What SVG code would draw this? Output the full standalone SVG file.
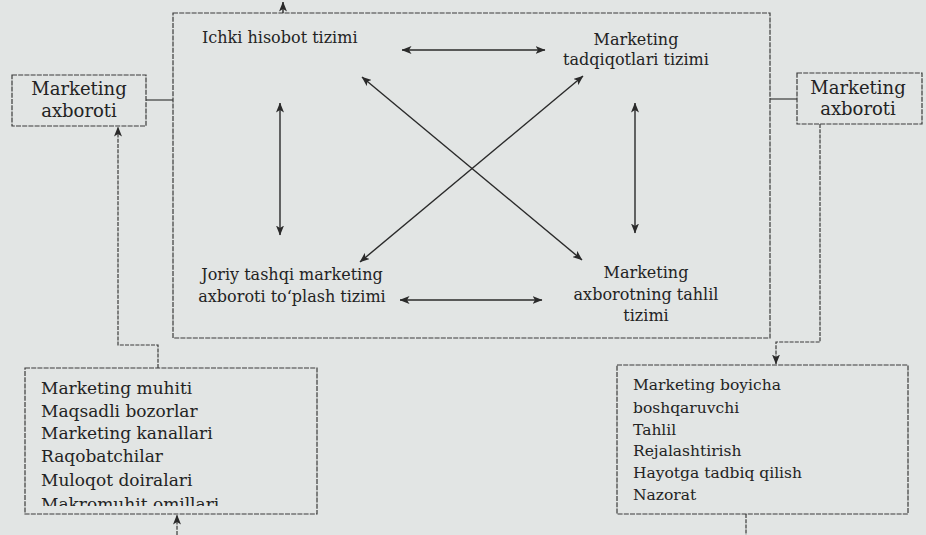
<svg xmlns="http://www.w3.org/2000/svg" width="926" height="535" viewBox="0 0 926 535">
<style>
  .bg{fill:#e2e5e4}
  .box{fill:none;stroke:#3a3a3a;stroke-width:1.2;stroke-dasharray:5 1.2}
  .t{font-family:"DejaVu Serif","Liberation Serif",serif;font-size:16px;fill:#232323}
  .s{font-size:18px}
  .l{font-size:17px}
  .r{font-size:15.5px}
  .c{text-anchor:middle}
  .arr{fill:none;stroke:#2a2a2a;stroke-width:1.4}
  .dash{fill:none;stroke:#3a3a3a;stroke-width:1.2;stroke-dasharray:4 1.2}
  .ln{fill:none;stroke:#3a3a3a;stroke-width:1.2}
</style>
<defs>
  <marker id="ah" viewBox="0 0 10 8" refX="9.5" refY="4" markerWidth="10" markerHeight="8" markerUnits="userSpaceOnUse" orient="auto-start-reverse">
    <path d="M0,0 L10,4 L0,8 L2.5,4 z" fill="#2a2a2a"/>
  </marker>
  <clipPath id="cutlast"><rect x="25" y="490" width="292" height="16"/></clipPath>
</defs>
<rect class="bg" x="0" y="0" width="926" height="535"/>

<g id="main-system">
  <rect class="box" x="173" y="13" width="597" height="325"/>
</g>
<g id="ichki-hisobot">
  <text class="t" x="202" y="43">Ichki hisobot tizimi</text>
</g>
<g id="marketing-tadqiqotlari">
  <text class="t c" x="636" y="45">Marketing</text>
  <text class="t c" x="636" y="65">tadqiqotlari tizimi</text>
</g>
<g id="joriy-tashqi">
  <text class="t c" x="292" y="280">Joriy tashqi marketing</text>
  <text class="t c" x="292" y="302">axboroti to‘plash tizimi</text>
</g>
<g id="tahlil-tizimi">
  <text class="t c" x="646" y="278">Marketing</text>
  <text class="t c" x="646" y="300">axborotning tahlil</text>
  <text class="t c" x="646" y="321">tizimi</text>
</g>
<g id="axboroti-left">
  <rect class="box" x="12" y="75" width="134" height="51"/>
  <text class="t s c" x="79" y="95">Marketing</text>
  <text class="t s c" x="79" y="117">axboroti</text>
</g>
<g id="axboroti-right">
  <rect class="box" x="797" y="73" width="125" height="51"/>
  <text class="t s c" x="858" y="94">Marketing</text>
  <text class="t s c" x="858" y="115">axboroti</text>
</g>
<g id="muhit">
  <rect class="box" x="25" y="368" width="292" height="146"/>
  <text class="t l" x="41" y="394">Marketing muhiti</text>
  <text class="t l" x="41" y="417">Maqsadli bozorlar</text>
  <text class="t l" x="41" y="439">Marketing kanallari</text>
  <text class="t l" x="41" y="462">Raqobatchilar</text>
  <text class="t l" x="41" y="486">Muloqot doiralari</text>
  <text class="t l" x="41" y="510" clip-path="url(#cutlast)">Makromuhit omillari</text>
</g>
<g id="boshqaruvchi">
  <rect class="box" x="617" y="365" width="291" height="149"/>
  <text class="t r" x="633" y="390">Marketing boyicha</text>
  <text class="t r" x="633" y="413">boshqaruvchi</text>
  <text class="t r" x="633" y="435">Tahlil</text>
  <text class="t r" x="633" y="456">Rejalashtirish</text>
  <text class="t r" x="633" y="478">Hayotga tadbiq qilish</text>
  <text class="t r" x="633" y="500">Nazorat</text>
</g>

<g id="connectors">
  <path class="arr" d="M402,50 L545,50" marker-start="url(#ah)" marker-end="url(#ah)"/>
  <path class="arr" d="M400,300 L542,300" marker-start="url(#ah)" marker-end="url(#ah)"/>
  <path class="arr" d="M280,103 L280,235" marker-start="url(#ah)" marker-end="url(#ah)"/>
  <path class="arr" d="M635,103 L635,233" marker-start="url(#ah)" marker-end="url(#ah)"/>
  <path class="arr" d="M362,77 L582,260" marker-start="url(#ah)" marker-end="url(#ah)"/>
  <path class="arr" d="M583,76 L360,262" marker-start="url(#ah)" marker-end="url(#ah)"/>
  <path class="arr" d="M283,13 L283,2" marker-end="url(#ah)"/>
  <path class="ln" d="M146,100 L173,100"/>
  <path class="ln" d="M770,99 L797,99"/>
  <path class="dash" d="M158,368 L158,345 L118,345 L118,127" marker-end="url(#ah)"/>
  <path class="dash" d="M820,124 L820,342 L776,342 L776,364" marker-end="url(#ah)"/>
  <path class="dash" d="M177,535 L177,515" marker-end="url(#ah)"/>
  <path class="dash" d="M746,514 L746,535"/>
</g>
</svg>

-------

Task details -> Without the pictures, retype the whole of the material above exactly.

Complete output ->
What SVG code would draw this? Output the full standalone SVG file.
<svg xmlns="http://www.w3.org/2000/svg" width="926" height="535" viewBox="0 0 926 535">
<style>
  .bg{fill:#e2e5e4}
  .box{fill:none;stroke:#3a3a3a;stroke-width:1.2;stroke-dasharray:5 1.2}
  .t{font-family:"DejaVu Serif","Liberation Serif",serif;font-size:16px;fill:#232323}
  .s{font-size:18px}
  .l{font-size:17px}
  .r{font-size:15.5px}
  .c{text-anchor:middle}
  .arr{fill:none;stroke:#2a2a2a;stroke-width:1.4}
  .dash{fill:none;stroke:#3a3a3a;stroke-width:1.2;stroke-dasharray:4 1.2}
  .ln{fill:none;stroke:#3a3a3a;stroke-width:1.2}
</style>
<defs>
  <marker id="ah" viewBox="0 0 10 8" refX="9.5" refY="4" markerWidth="10" markerHeight="8" markerUnits="userSpaceOnUse" orient="auto-start-reverse">
    <path d="M0,0 L10,4 L0,8 L2.5,4 z" fill="#2a2a2a"/>
  </marker>
  <clipPath id="cutlast"><rect x="25" y="490" width="292" height="16"/></clipPath>
</defs>
<rect class="bg" x="0" y="0" width="926" height="535"/>

<g id="main-system">
  <rect class="box" x="173" y="13" width="597" height="325"/>
</g>
<g id="ichki-hisobot">
  <text class="t" x="202" y="43">Ichki hisobot tizimi</text>
</g>
<g id="marketing-tadqiqotlari">
  <text class="t c" x="636" y="45">Marketing</text>
  <text class="t c" x="636" y="65">tadqiqotlari tizimi</text>
</g>
<g id="joriy-tashqi">
  <text class="t c" x="292" y="280">Joriy tashqi marketing</text>
  <text class="t c" x="292" y="302">axboroti to‘plash tizimi</text>
</g>
<g id="tahlil-tizimi">
  <text class="t c" x="646" y="278">Marketing</text>
  <text class="t c" x="646" y="300">axborotning tahlil</text>
  <text class="t c" x="646" y="321">tizimi</text>
</g>
<g id="axboroti-left">
  <rect class="box" x="12" y="75" width="134" height="51"/>
  <text class="t s c" x="79" y="95">Marketing</text>
  <text class="t s c" x="79" y="117">axboroti</text>
</g>
<g id="axboroti-right">
  <rect class="box" x="797" y="73" width="125" height="51"/>
  <text class="t s c" x="858" y="94">Marketing</text>
  <text class="t s c" x="858" y="115">axboroti</text>
</g>
<g id="muhit">
  <rect class="box" x="25" y="368" width="292" height="146"/>
  <text class="t l" x="41" y="394">Marketing muhiti</text>
  <text class="t l" x="41" y="417">Maqsadli bozorlar</text>
  <text class="t l" x="41" y="439">Marketing kanallari</text>
  <text class="t l" x="41" y="462">Raqobatchilar</text>
  <text class="t l" x="41" y="486">Muloqot doiralari</text>
  <text class="t l" x="41" y="510" clip-path="url(#cutlast)">Makromuhit omillari</text>
</g>
<g id="boshqaruvchi">
  <rect class="box" x="617" y="365" width="291" height="149"/>
  <text class="t r" x="633" y="390">Marketing boyicha</text>
  <text class="t r" x="633" y="413">boshqaruvchi</text>
  <text class="t r" x="633" y="435">Tahlil</text>
  <text class="t r" x="633" y="456">Rejalashtirish</text>
  <text class="t r" x="633" y="478">Hayotga tadbiq qilish</text>
  <text class="t r" x="633" y="500">Nazorat</text>
</g>

<g id="connectors">
  <path class="arr" d="M402,50 L545,50" marker-start="url(#ah)" marker-end="url(#ah)"/>
  <path class="arr" d="M400,300 L542,300" marker-start="url(#ah)" marker-end="url(#ah)"/>
  <path class="arr" d="M280,103 L280,235" marker-start="url(#ah)" marker-end="url(#ah)"/>
  <path class="arr" d="M635,103 L635,233" marker-start="url(#ah)" marker-end="url(#ah)"/>
  <path class="arr" d="M362,77 L582,260" marker-start="url(#ah)" marker-end="url(#ah)"/>
  <path class="arr" d="M583,76 L360,262" marker-start="url(#ah)" marker-end="url(#ah)"/>
  <path class="arr" d="M283,13 L283,2" marker-end="url(#ah)"/>
  <path class="ln" d="M146,100 L173,100"/>
  <path class="ln" d="M770,99 L797,99"/>
  <path class="dash" d="M158,368 L158,345 L118,345 L118,127" marker-end="url(#ah)"/>
  <path class="dash" d="M820,124 L820,342 L776,342 L776,364" marker-end="url(#ah)"/>
  <path class="dash" d="M177,535 L177,515" marker-end="url(#ah)"/>
  <path class="dash" d="M746,514 L746,535"/>
</g>
</svg>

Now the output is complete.